Many of the over the counter sleeping aids like Benadryl have extreme hang over the next day. When the medicines leave you feeling groggy and foggy it’s almost better if you had not slept at all.
There are herbal options for you to take in order to help with your insomnia. These all-natural herbs are usually taken in the form of teas or pills and can easily help to replace those hangover inducing over the counter insomnia treatments.
As with all new medications or supplements make sure you discuss your use of herbal medicines with your doctor, some may interact with medications.
Passionflower is a mild sedative and can be used to treat stress and insomnia. A study in Current Neuropharmacology (2015) listed passionflower as an effective treatment against insomnia. There are several teas available that use passionflower as the main ingredient or you can purchase supplements.

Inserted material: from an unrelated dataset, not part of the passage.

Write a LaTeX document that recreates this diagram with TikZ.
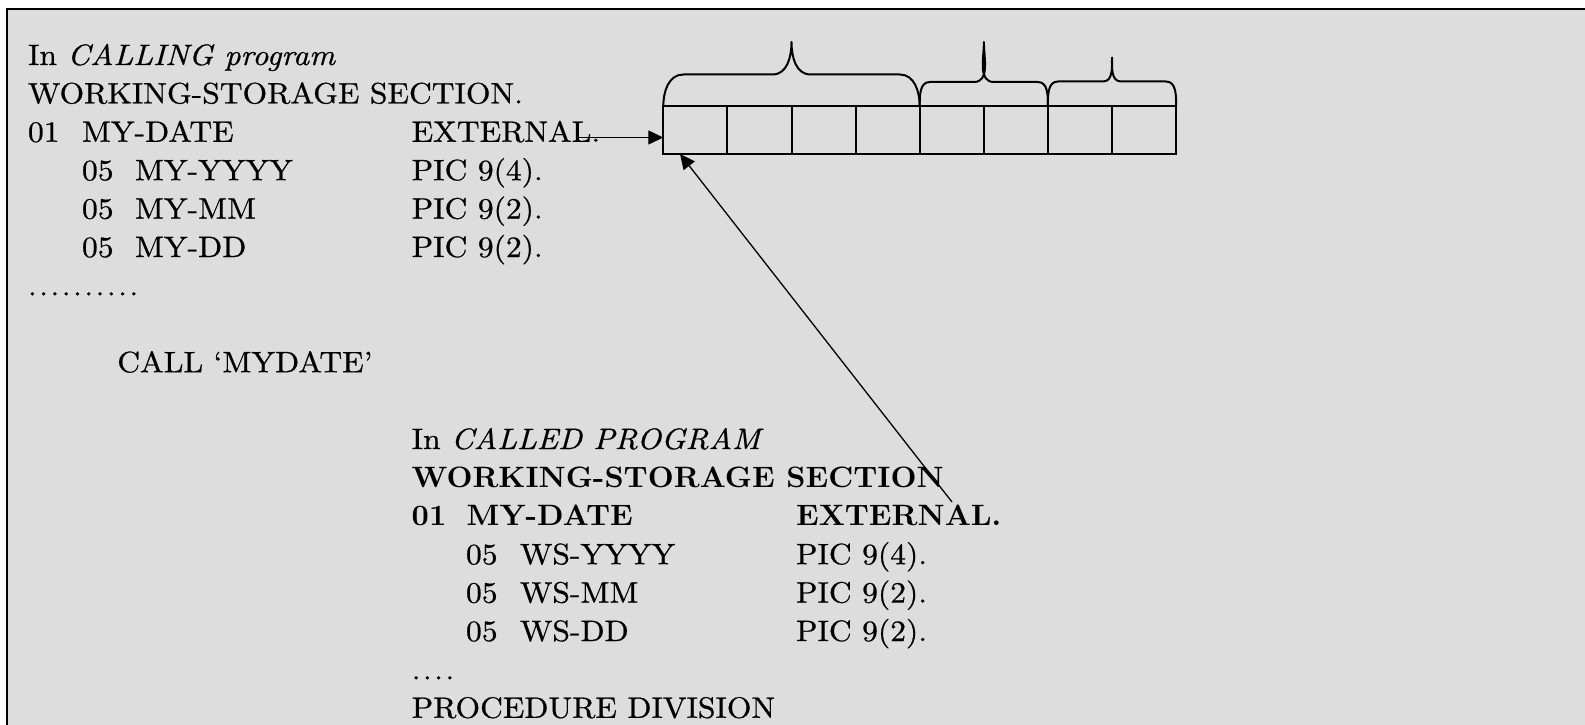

Be careful when purchasing supplements in the United States because the supplement purity and quality is not regulated and you could be getting something other than what is listed on the bottle. For this reason when trying passionflower for insomnia, it is best to stick with teas and whole ground products of this herb.
Valerian has been used since ancient Greece as a sleep aide and sedative. Recently science has taken this ancient herb to task to see if it holds up to the scrutiny of statistical significance. A study published in the 2009 issue of Clinical Geriatric Medicine noted that valerian showed some improvements in slow wave sleep patterns. In addition, those who took valerian had a significant subjective improvement in their sleep pattern.
Almost everyone knows someone who drinks a glass of chamomile tea before bed. This herb is one of the oldest forms of herbal medicine and has been used to treat many common human ailments. A study published in the Molecular Medicine Report showed that Chamomile has a flavonoid in it called apigenin that binds to the benzodiazepine receptors in the brain. This acts as a central nervous system depressant and an anticonvulsant. Both of these factors are thought to be why chamomile is so good at helping people fall asleep.
What Should I Take?
Herbs have the ability to bind to neurochemical transmitters in our brains as chamomile does with the benzodiazepine receptors. Because the herbs often act like traditional modern medicines, you should always talk to your physician about adding in an herbal supplement to help you sleep. This will make sure that they do not interfere with any of your current medications that you are taking.
You can find teas that contain one of the herbs or all of the herbs listed above. Depending on your bodies response you may only need a small dose of passion flower in order to fall asleep. If you have severe insomnia you may find that a blend of all three works better for you.
Try them out and see which herb helps you hit the hay faster.